**Task to carry out:**
Return only the lines from the top of the material through the line marked by "import seaborn as sns", unaltered.

**Dataset content:**
◇ ◇ ◇ ◇

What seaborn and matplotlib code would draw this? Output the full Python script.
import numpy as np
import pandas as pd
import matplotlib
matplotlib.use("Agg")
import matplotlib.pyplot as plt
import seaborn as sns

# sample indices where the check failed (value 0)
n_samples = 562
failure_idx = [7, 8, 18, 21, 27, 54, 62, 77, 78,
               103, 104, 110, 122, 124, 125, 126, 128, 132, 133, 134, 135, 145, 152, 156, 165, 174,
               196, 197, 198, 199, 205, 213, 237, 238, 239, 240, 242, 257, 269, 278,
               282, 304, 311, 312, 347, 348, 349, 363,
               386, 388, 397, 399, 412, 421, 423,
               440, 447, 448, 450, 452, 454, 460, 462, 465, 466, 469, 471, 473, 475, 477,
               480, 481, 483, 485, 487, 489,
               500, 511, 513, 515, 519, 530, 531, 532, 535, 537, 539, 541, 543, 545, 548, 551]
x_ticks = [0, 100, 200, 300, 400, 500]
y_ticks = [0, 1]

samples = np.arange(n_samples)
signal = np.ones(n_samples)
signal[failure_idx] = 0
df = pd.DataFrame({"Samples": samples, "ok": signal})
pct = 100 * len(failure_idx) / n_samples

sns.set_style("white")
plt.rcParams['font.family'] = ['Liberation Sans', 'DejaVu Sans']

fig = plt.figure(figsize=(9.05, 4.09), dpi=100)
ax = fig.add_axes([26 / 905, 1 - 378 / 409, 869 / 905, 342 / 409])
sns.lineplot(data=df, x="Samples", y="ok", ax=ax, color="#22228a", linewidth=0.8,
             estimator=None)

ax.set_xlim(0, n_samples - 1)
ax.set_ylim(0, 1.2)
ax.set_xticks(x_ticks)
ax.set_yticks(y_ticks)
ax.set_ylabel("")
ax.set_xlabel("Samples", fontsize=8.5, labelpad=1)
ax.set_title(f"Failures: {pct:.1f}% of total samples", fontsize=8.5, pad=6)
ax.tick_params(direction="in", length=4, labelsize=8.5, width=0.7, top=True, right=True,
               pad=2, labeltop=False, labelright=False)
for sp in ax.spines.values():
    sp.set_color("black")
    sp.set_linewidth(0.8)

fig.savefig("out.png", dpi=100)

◇ ◇ ◇ ◇

**Answer:**
What seaborn and matplotlib code would draw this? Output the full Python script.
import numpy as np
import pandas as pd
import matplotlib
matplotlib.use("Agg")
import matplotlib.pyplot as plt
import seaborn as sns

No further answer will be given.